No Headlines As Epic Journey To Gaza Nears End 
 
 
 
British convey enters Gaza, Monday, March 9. (Aljazeera)
 
By Sonja Karkar

An epic journey across eight countries is nearing its end. Gaza is almost within sights of the weary drivers and their navigators. On Day 21, the British convoy leaders decided to by-pass the towns of Benghazi and Bayda in Libya after consulting with Libyan officials to cut the time it would take to get to Gaza. This meant a desert crossing of some 400km – enduring not what many would think to be hot and stifling conditions, but rather the bitter cold of winter winds unbroken by vast expanses of emptiness. Perhaps few thought of what would await them on this journey when they first set out, but certainly, despite the hardships no one is complaining. What the Palestinians in Gaza are suffering is so much more and that is uppermost in everyone’s minds.

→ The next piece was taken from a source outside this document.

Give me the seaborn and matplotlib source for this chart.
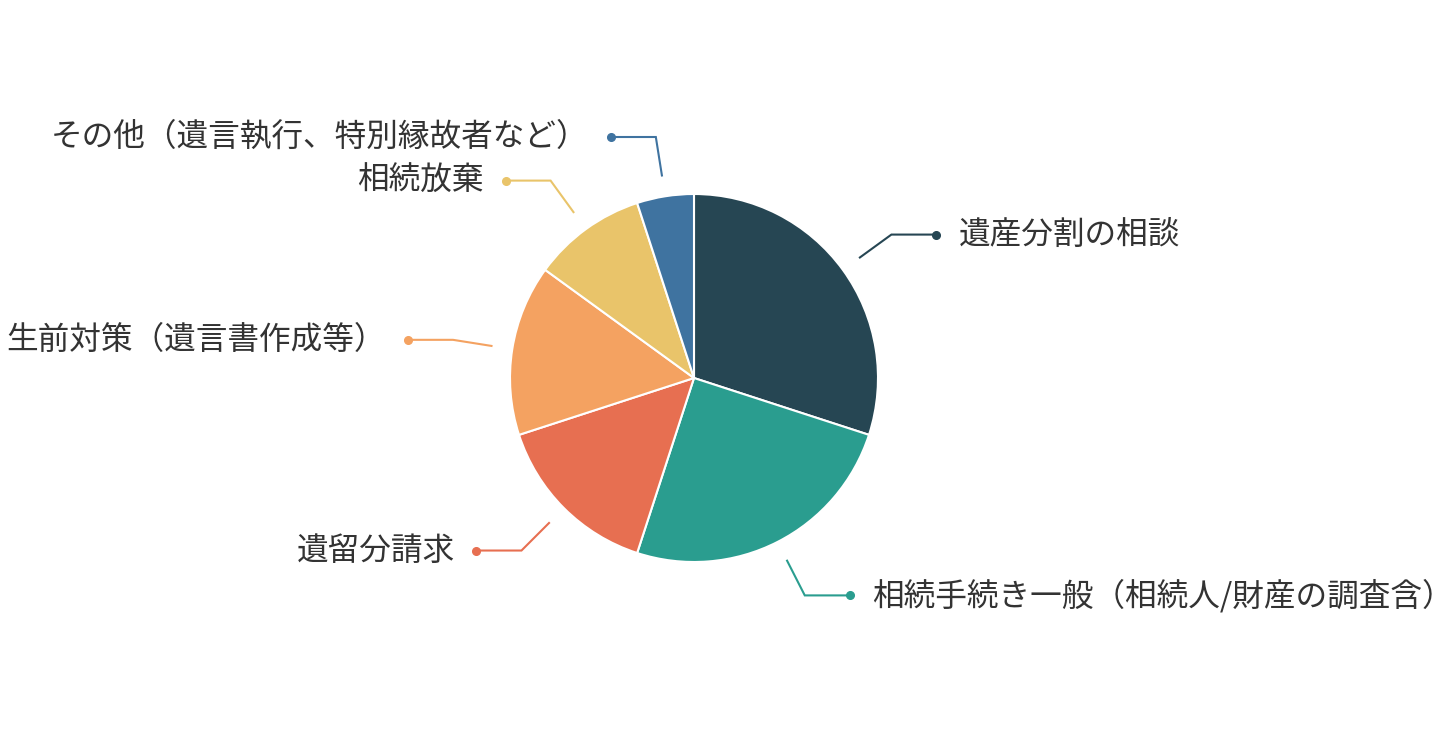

Nevertheless, poor and oftentimes non-existent phone signals, no landmarks, breakdowns, sandstorms and security restrictions are just some of the hiccups that have made the epic journey a writer’s dream story – after all, there are some 300 people sharing in the experience and each with their own story to tell. Under normal circumstances, it would be splashed across pages and TV screens in large headlines with a blow-by-blow account of various travellers’ tales. Not so on this voyage. The media is strangely silent, seemingly uninterested even in the historic opening of the border between Morocco and Algeria that has been closed since 1994.